In Treatment 2 -- Reflections on the Season

This will be a post in progress as I reflect on the season -- so there will be additions to it as the week goes by.

One thing  I thought of this morning is that this year we got glimpses of other patients Paul works with. I think this was quite helpful in a very subtle way as these others seem more ordinary as patients. So we can fairly conclude that the 4 patients we have followed have been those who most touch into Paul's own issues and thus present significant challenge to him. No therapist could stand the stress of a practice full of people like this -- it would simply be too much, so we rarely have more than a very few at a time.


Although there has been chatter about Paul's boundaries and acting out this season, and I have written about this, actually he has not really done much of it at all. Last season Paul was deep in his own crisis in his marriage and this gave rise to what we saw happen with Laura. Though he has had to deal with the aftermath of divorce, and of course with the lawsuit, nevertheless, on the whole this has been a year of resolution and so his personal stress has been decreasing. If we think of the two seasons together as a single year, which they seem roughly to be, then the crisis which marked the early part has been resolved by the divorce and this season shows us as he moves into a new normal. In the background is the building of new relationships with his kids, his own emergence from the devastation of divorce, development of his new practice. Through the windows of his office we have seen the season change from the snow of winter to spring as indeed is true in his life.

Major crises in a therapist's life are bound to create issues in his work life as well. That is true for any professional because we are all only human and not able to keep the personal completely out of the professional all of the time. That Paul made significant errors last season is not surprising. I have seen this in therapists I know. Indeed during my own divorce years ago, I struggled to maintain my focus as my own personal issues threatened to engulf my work. It would be lovely if at times like these we could take a leave of absence, but as most of us are in private practice, that is rarely feasible. So we muddle through doing the best we can to show up and do the best work we can in the moment. Yes, this means we will make mistakes, but mistakes are always a possibility regardless of our personal issues. Striving for perfection is doomed to failure as nothing in nature, not even the very best therapist, is perfect. What we have seen this season is Paul working his way through his crisis and in the end coming to a place of better understanding of hat his work is about, thus enabling him to be a better therapist going forward. We are all works in progress.

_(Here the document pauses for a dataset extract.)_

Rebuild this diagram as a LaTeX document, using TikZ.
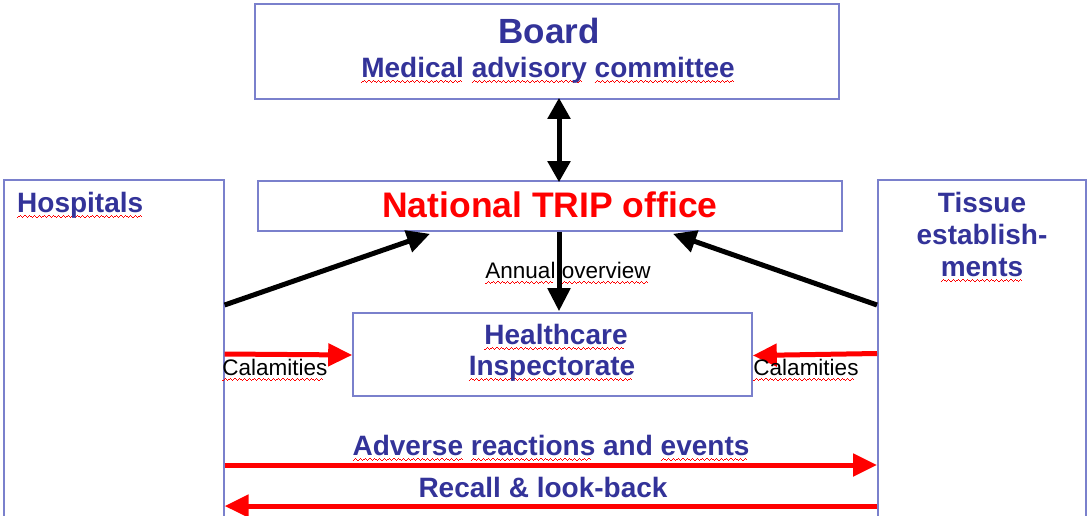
\documentclass[tikz,border=0pt]{standalone}
\usepackage{fontspec}
\setmainfont{Liberation Sans}
\usetikzlibrary{arrows.meta}
\definecolor{navy}{RGB}{51,51,153}
\definecolor{frame}{RGB}{122,128,204}
\definecolor{alert}{RGB}{255,0,0}
% one period of a pixel zig-zag, built from short rules
\newcommand\wavecell{\hbox{\rule{1.2pt}{1pt}\raisebox{1pt}{\rule{1.2pt}{1pt}}\raisebox{2pt}{\rule{1.2pt}{1pt}}\raisebox{1pt}{\rule{1.2pt}{1pt}}}}
% wavy red underline, as a spell checker marks a word
\newsavebox\spellbox
\newcommand\spell[1]{\sbox\spellbox{#1}\rlap{\color{alert}\raisebox{-6pt}{\hbox to \wd\spellbox{\leaders\wavecell\hfill}}}\usebox\spellbox}

\begin{document}
\begin{tikzpicture}[x=1pt,y=-1pt,
  box/.style={draw=frame, line width=1.6pt, inner sep=0pt},
  title/.style={font=\fontsize{35}{40}\selectfont\bfseries, anchor=base, inner sep=0pt},
  big/.style={font=\fontsize{28}{33}\selectfont\bfseries, text=navy, anchor=base, inner sep=0pt},
  small/.style={font=\fontsize{22.5}{26}\selectfont, text=black, anchor=base, inner sep=0pt},
  blk/.style={line width=5pt, draw=black, -{Triangle[length=23pt,width=22pt]}},
  blkboth/.style={line width=5pt, draw=black, {Triangle[length=21pt,width=22pt]}-{Triangle[length=21pt,width=22pt]}},
  redarr/.style={line width=5pt, draw=alert, -{Triangle[length=24pt,width=22pt]}},
]
\useasboundingbox (0,0) rectangle (1087,515);

% boxes
\node[box, minimum width=584pt, minimum height=95pt] (board) at (547,51.5) {};
\node[box, minimum width=584pt, minimum height=50pt] (trip) at (550,206) {};
\node[box, minimum width=220pt, minimum height=345pt, anchor=north west] (hosp) at (3,179) {};
\node[box, minimum width=208pt, minimum height=345pt, anchor=north west] (tissue) at (877,179) {};
\node[box, minimum width=399pt, minimum height=83pt] (insp) at (552.5,354.5) {};

% box texts
\node[title, text=navy] (boardT) at (549,43) {Board};
\node[big] (mac) at (548,77) {\spell{Medical} \spell{advisory} \spell{committee}};
\node[title, font=\fontsize{35.5}{40}\selectfont\bfseries, text=alert] (tripT) at (550,217) {National TRIP office};
\node[big, anchor=base west] (hospT) at (17,212) {\spell{Hospitals}};
\node[big] (tis1) at (982,212) {Tissue};
\node[big] (tis2) at (982,244) {establish-};
\node[big] (tis3) at (982,276) {\spell{ments}};
\node[big] (hc1) at (556,344) {\spell{Healthcare}};
\node[big] (hc2) at (552,375) {\spell{Inspectorate}};

% connectors
\coordinate (ax1) at (559,0);
\coordinate (ax2) at (559,0);
\draw[blkboth] ([yshift=2pt]board.south -| ax1) -- ([yshift=-2pt]trip.north -| ax1);
\draw[blk] ([yshift=-126pt]hosp.north east) -- ([xshift=-120pt,yshift=-2pt]trip.south);
\draw[blk] ([yshift=-126pt]tissue.north west) -- ([xshift=123pt,yshift=-2pt]trip.south);
\draw[blk] (trip.south -| ax2) -- ([yshift=1pt]insp.north -| ax2);
\node[small] (annual) at (568,278) {\spell{Annual} \spell{overview}};

\draw[redarr] ([yshift=-175pt]hosp.north east) -- ([yshift=-0.5pt]insp.west);
\draw[redarr] ([yshift=-174.5pt]tissue.north west) -- ([yshift=-1pt]insp.east);
\node[small] (calL) at (275,375) {\spell{Calamities}};
\node[small] (calR) at (806,375) {\spell{Calamities}};

\draw[redarr] ([yshift=-286pt]hosp.north east) -- ([yshift=-286pt]tissue.north west);
\draw[redarr] ([yshift=-327pt]tissue.north west) -- ([yshift=-327pt]hosp.north east);
\node[big] (adv) at (551,455) {\spell{Adverse} \spell{reactions} and \spell{events}};
\node[big] (rec) at (543,497) {Recall \& look-back};
\end{tikzpicture}
\end{document}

I have also been thinking more about April and why she will not be back to work with Paul. I have argued before that Paul's decision to take April to chemo and to call her mother were the right choices. And I believe they were. But they also effectively spelled the end to the therapy. It was a boundary that Paul crossed, yes, but I believe he would have been remiss to do otherwise because the circumstances were dire and what he did was what she needed. It was indeed a life or death choice -- and making the choice for April's life meant also choosing the death of the therapy, something Paul may have known unconsciously.  These are very rare kinds of choices. But when the well-being of the patient stands in opposition to the life of the therapy, what choice has  the therapist except to act for the patient?






© Cheryl Fuller, 2016. All  rights reserved.